Henmi Sōsuke (逸見 宗助) was a Japanese swordsman who also served as a martial arts instructor of Tatsumi-ryū and Tokyo Metropolitan Police Department.

== Biography ==
Henmi was known to be born in 1843 as a son of Henmi Nobutaka (逸見信敬), a clansman of the Sakura Domain and the 17th head family of Tatsumi-ryū.

Tatsumi-ryū is a Traditional Japanese martial arts. During Edo period when the use of protective gears became popular, the Sakura Domain allowed its clansmen to contest with different schools such as Hokushin Ittō-ryū (北辰一刀流) and Kyōshin Meichi-ryū (鏡新明智流) from 1850. Henmi was given lessons from Ueda Umanosuke (上田馬之助) of Kyōshin Meichi-ryū (鏡新明智流).
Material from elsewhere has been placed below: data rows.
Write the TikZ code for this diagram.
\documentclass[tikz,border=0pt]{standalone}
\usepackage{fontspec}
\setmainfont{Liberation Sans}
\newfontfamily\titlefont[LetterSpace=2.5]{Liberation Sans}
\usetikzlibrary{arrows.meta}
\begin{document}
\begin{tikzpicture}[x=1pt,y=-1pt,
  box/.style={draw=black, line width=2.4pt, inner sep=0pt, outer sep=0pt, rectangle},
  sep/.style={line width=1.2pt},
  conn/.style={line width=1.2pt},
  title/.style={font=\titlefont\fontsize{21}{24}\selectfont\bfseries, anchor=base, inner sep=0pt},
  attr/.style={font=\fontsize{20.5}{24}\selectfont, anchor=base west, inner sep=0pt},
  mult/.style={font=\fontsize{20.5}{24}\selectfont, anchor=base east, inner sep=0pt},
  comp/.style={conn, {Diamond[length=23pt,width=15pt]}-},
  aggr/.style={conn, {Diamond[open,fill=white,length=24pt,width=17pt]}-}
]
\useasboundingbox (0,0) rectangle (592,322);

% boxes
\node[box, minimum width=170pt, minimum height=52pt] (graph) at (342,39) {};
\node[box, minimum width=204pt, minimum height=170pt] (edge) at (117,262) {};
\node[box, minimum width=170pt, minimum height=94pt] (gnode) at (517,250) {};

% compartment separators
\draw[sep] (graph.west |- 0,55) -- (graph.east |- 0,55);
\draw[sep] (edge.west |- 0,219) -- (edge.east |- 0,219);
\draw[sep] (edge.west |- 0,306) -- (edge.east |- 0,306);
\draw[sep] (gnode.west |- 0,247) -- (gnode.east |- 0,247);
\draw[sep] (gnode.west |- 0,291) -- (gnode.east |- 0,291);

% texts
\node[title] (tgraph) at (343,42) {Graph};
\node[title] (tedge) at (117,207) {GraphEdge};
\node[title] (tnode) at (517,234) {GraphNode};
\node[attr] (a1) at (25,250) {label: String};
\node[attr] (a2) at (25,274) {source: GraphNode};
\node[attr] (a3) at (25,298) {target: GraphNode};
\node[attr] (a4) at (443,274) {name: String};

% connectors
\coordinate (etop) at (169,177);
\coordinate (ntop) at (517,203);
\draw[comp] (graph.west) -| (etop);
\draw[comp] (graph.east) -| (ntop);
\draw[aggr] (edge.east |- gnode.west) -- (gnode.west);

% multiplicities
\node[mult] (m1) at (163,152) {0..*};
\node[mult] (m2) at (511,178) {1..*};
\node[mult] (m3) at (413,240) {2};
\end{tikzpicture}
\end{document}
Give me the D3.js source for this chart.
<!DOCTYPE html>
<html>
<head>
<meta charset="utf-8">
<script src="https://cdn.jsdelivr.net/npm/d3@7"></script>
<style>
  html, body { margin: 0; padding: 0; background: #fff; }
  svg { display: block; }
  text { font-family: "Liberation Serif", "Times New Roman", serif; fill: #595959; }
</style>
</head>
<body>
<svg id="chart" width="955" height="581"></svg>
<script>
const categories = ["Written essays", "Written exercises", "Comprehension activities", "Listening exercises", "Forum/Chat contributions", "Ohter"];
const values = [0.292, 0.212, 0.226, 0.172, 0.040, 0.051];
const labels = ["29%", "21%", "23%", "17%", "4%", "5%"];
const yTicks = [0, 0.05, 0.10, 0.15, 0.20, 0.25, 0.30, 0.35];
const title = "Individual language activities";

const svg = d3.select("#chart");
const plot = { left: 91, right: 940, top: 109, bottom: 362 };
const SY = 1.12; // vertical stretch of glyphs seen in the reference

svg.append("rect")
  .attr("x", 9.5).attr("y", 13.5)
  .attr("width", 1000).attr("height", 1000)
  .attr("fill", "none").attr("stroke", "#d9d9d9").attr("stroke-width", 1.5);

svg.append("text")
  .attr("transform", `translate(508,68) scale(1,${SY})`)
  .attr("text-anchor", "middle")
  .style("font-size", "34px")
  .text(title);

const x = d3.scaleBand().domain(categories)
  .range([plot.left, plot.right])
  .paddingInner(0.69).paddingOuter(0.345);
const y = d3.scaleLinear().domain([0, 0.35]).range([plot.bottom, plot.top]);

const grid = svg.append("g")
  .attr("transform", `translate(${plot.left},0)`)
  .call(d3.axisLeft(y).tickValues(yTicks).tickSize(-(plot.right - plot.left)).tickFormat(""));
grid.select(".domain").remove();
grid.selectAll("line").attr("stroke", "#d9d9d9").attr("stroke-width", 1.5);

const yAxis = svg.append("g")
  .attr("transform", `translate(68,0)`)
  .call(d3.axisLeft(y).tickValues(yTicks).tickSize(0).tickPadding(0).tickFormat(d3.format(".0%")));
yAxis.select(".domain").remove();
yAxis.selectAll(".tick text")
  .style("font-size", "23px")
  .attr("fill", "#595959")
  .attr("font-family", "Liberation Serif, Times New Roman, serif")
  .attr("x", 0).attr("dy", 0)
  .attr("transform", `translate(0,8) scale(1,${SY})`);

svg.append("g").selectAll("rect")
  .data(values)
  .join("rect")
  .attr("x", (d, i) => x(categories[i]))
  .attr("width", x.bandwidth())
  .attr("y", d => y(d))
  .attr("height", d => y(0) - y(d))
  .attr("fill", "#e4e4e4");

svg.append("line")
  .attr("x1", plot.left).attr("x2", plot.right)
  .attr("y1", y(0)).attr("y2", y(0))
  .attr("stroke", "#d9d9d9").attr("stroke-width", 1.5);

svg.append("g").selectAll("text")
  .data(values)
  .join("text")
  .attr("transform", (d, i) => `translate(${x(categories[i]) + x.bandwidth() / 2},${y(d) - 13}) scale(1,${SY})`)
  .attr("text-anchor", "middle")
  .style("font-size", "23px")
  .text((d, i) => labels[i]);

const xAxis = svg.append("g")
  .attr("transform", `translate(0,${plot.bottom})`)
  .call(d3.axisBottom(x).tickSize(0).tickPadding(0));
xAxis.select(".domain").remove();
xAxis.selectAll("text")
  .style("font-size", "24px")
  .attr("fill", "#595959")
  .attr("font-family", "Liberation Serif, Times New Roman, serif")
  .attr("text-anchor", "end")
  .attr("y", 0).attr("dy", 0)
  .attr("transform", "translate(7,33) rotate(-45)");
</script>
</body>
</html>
In 1860, Henmi was given Iai Mokuroku (居合目録) which served as a license of the Tatsumi-ryū from his father. In the next year, Henmi obtained a permission from Sakura Domain to study in Edo. He studied in Shigakukan Dojo for 1 year, and was awarded a title of Shihan as soon as he returned to his hometown.
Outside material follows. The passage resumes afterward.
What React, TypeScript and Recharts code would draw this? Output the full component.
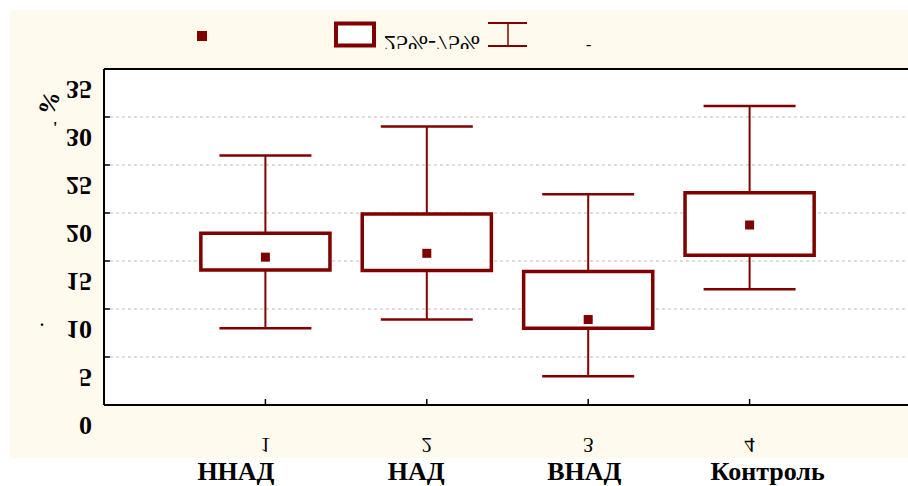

After the Meiji Restoration, Henmi worked as a tillager in Yachimata. In 1879, he was hired by the Tokyo Metropolitan Police Department as a martial arts instructor. He established Keishiryū (警視流) there, and became the leading figure of martial arts at Tokyo Metropolitan Police Department. He is briefly described in F.J. Norman’s Fighting Man of Japan (1905), as possibly the best swordsman he had met in Japan.